Sin embargo, este nacimiento interior y la desintegración del ego no alcanzan su plenitud si se realizan como un acto de ensimismamiento. Existe una ley de equilibrio cósmico que debe ser comprendida y aplicada. El universo opera como un vasto espejo: refleja de vuelta, con absoluta fidelidad, la naturaleza de lo que se proyecta en él. La luz y la sabiduría adquiridas no son una propiedad personal para ser atesorada. Acumularlas egoístamente es estancar el flujo de la vida, convirtiendo un manantial en un pantano. La verdadera expansión del Ser se produce al compartir el conocimiento, al entregar las herramientas del despertar, al beneficiar al mundo con la luz que se ha conquistado. Ahora bien, este acto debe ser rigurosamente desinteresado. Si se da con la expectativa de recibir, es un trueque sutil del ego, y el espejo cósmico reflejará esa intención calculadora. Pero si el dar fluye de un corazón genuino, como un sol que irradia luz no porque espere algo a cambio, sino porque esa es su naturaleza, entonces la ley opera en su máxima potencia. La luz que se entrega retorna multiplicada, el conocimiento que se comparte se profundiza en el que enseña, y el individuo se convierte en un canal cada vez más puro para la inteligencia universal, acelerando exponencialmente su propio camino hacia la iluminación.
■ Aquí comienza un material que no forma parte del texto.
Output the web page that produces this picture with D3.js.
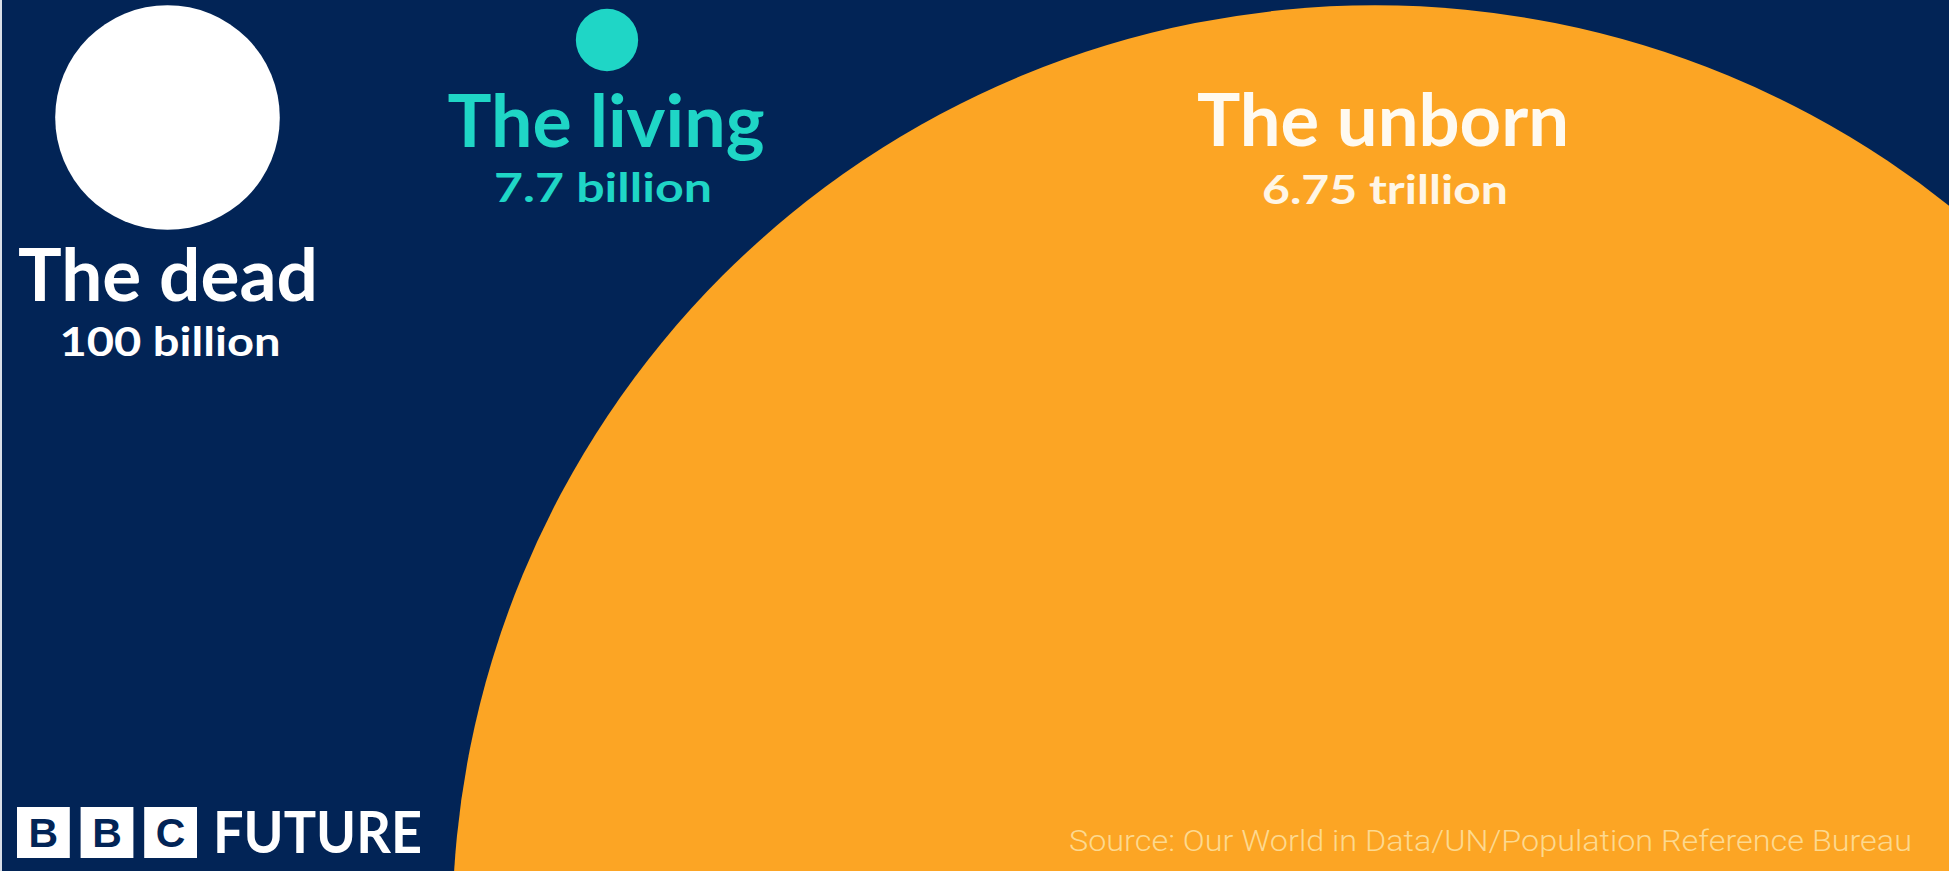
<!DOCTYPE html>
<html>
<head>
<meta charset="utf-8">
<script src="https://cdn.jsdelivr.net/npm/d3@7"></script>
<style>
  html, body { margin: 0; padding: 0; background: #022456; overflow: hidden; }
  svg { display: block; }
</style>
</head>
<body>
<script>
// ---- data ----
const categories = ["The dead", "The living", "The unborn"];
const valuesBillions = [100, 7.7, 6750];
const valueLabels = ["100 billion", "7.7 billion", "6.75 trillion"];
const sourceText = "Source: Our World in Data/UN/Population Reference Bureau";
const logoLetters = ["B", "B", "C"];
const logoWord = "FUTURE";

// ---- layout / style (kept separate from data) ----
const W = 1949, H = 871;
const navy = "#022456";
const circleFill = ["#ffffff", "#1fd6c6", "#fca524"];
const titleFill = ["#ffffff", "#1fd6c6", "#fffaf0"];
const subFill = ["#ffffff", "#1fd6c6", "#fff6e6"];
const centers = [[167.5, 117.5], [607, 40], [1375, 928]];
const titleX = [168, 606, 1383];
const titleY = [301, 147, 146];
const titleW = [300, 317, 372];
const subX = [170, 603, 1385];
const subY = [356, 202, 204];
const subW = [221, 218, 246];

const svg = d3.select("body").append("svg")
  .attr("width", W).attr("height", H);

svg.append("rect").attr("width", W).attr("height", H).attr("fill", navy);
svg.append("rect").attr("width", 2).attr("height", H).attr("fill", "#d9dfe8");

// area-proportional radius scale
const r = d3.scaleSqrt().domain([0, 100]).range([0, 112.3]);

const data = categories.map((c, i) => ({
  name: c, value: valuesBillions[i], label: valueLabels[i], i
}));

// draw largest first
const order = data.slice().sort((a, b) => b.value - a.value);
svg.append("g").selectAll("circle").data(order).join("circle")
  .attr("cx", d => centers[d.i][0])
  .attr("cy", d => centers[d.i][1])
  .attr("r", d => r(d.value))
  .attr("fill", d => circleFill[d.i]);

const font = "Lato, 'Open Sans', 'DejaVu Sans', sans-serif";

svg.append("g").selectAll("text").data(data).join("text")
  .attr("x", d => titleX[d.i])
  .attr("y", d => titleY[d.i])
  .attr("text-anchor", "middle")
  .attr("font-family", font)
  .attr("font-weight", 700)
  .attr("font-size", 73)
  .attr("textLength", d => titleW[d.i])
  .attr("lengthAdjust", "spacingAndGlyphs")
  .attr("fill", d => titleFill[d.i])
  .text(d => d.name);

svg.append("g").selectAll("text").data(data).join("text")
  .attr("x", d => subX[d.i])
  .attr("y", d => subY[d.i])
  .attr("text-anchor", "middle")
  .attr("font-family", font)
  .attr("font-weight", 700)
  .attr("font-size", 41)
  .attr("textLength", d => subW[d.i])
  .attr("lengthAdjust", "spacingAndGlyphs")
  .attr("fill", d => subFill[d.i])
  .text(d => d.label);

// BBC FUTURE logo
const logo = svg.append("g");
const boxX = d3.scaleBand().domain(d3.range(logoLetters.length)).range([17, 197]).paddingInner(0.17);
logo.selectAll("rect").data(logoLetters).join("rect")
  .attr("x", (d, i) => boxX(i))
  .attr("y", 807)
  .attr("width", boxX.bandwidth())
  .attr("height", 51)
  .attr("fill", "#ffffff");
logo.selectAll("text.l").data(logoLetters).join("text")
  .attr("class", "l")
  .attr("x", (d, i) => boxX(i) + boxX.bandwidth() / 2)
  .attr("y", 847)
  .attr("text-anchor", "middle")
  .attr("font-family", "'Liberation Sans', Arial, sans-serif")
  .attr("font-weight", 700)
  .attr("font-size", 41)
  .attr("fill", navy)
  .text(d => d);
logo.append("text")
  .attr("x", 213)
  .attr("y", 853)
  .attr("font-family", font)
  .attr("font-weight", 700)
  .attr("font-size", 57)
  .attr("textLength", 209)
  .attr("lengthAdjust", "spacingAndGlyphs")
  .attr("fill", "#ffffff")
  .text(logoWord);

// source
svg.append("text")
  .attr("x", 1069)
  .attr("y", 851)
  .attr("font-family", "Roboto, 'Liberation Sans', sans-serif")
  .attr("font-weight", 300)
  .attr("font-size", 29)
  .attr("textLength", 843)
  .attr("lengthAdjust", "spacingAndGlyphs")
  .attr("fill", "#fdd98f")
  .text(sourceText);
</script>
</body>
</html>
La culminación de este triple camino es la Iluminación. No es un estado que se alcanza, sino una realidad que se descubre cuando todos los velos que la ocultaban han sido quemados. Ocurre cuando la mente, esa superficie del océano antes agitada, se aquieta por completo. En el silencio absoluto del pensamiento, en la quietud de todo deseo, la consciencia individual se sumerge en la Consciencia universal. El espejo, ahora limpio y unificado, refleja perfectamente la Realidad. Es más, el espejo desaparece y solo queda el reflejo. En ese estado, que trasciende toda descripción, no hay un "yo" que experimenta y una "realidad" que es experimentada. Sólo hay Ser.
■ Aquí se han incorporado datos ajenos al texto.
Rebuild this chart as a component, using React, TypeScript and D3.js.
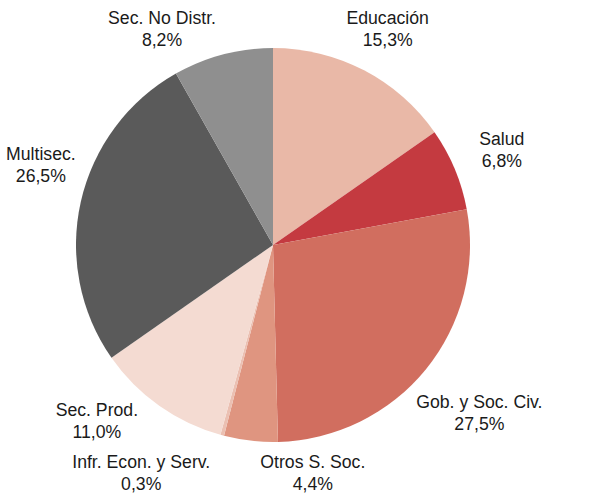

Esta experiencia directa es la fuente de la fe verdadera, que no es creencia, sino conocimiento vivido. Quien ha sentido el calor del sol en su piel ya no necesita creer en la existencia del sol. Conoce. La Iluminación total es la libertad final. Es la liberación de la rueda de la repetición, el fin de la mecanicidad. El individuo deja de ser una marioneta del destino para convertirse en un participante consciente en la gran danza cósmica. Ha completado el viaje de regreso, transformando el plomo de su psicología dispersa en el oro puro de un Ser plenamente realizado, un Sol interior que irradia luz y calor para todos los seres.